Okay. Now a writing advertisement I can see. Not that I have ever clicked on one. But I do have a blog. Actually I have two. I mention writing. The blogs are part of the Google Empire, but still. A mining bot is a mining bot. On Facebook I have friends who are a writers. A few more who are English majors. And from time to time writing gets mentioned. Last night one posted:

"My favorite Grammar Peeve: Lay and Lie
This is the crown jewel of all grammatical errors. “Lay” is a transitive verb. It requires a direct subject and one or more objects. Its present tense is “lay” (e.g., I lay the pencil on the table) and its past tense is “laid” (e.g., Yesterday I laid the pencil on the table). “Lie” is an intransitive verb. It needs no object.
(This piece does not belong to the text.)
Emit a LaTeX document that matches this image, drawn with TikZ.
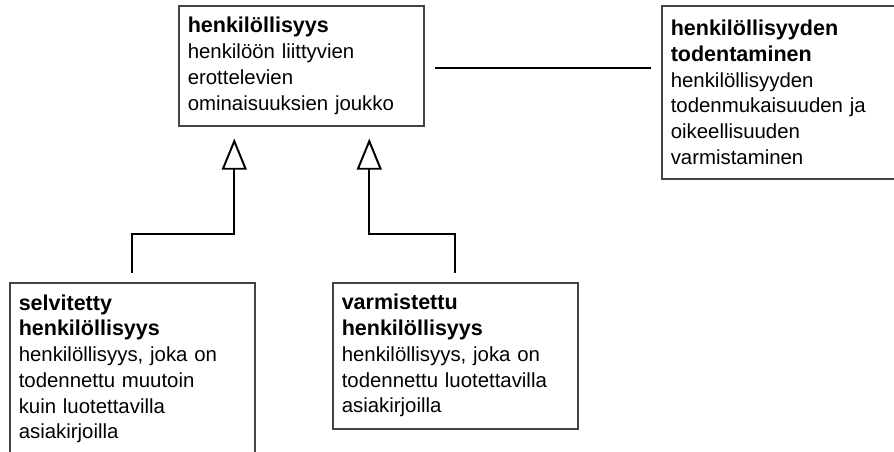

Its present tense is “lie” (e.g., The Andes mountains lie between Chile and Argentina) and its past tense is “lay” (e.g., The man lay waiting for an ambulance). The most common mistake occurs when the writer uses the past tense of the transitive “lay” (e.g., I laid on the bed) when he/she actually means the intransitive past tense of “lie" (e.g., I lay on the bed)."

My reply: "Whew. That made me tired. I need lie down. Then I'm going to look up transitive if I can remember where I laid the dictionary." Thus the creative writing classes.

Corporate stalking on social media is an expensive proposition. It is like reconstructing a crime scene and hoping the jury will buy it. I predict the case will be lost.

Just what have you posted in the last thirty six hours?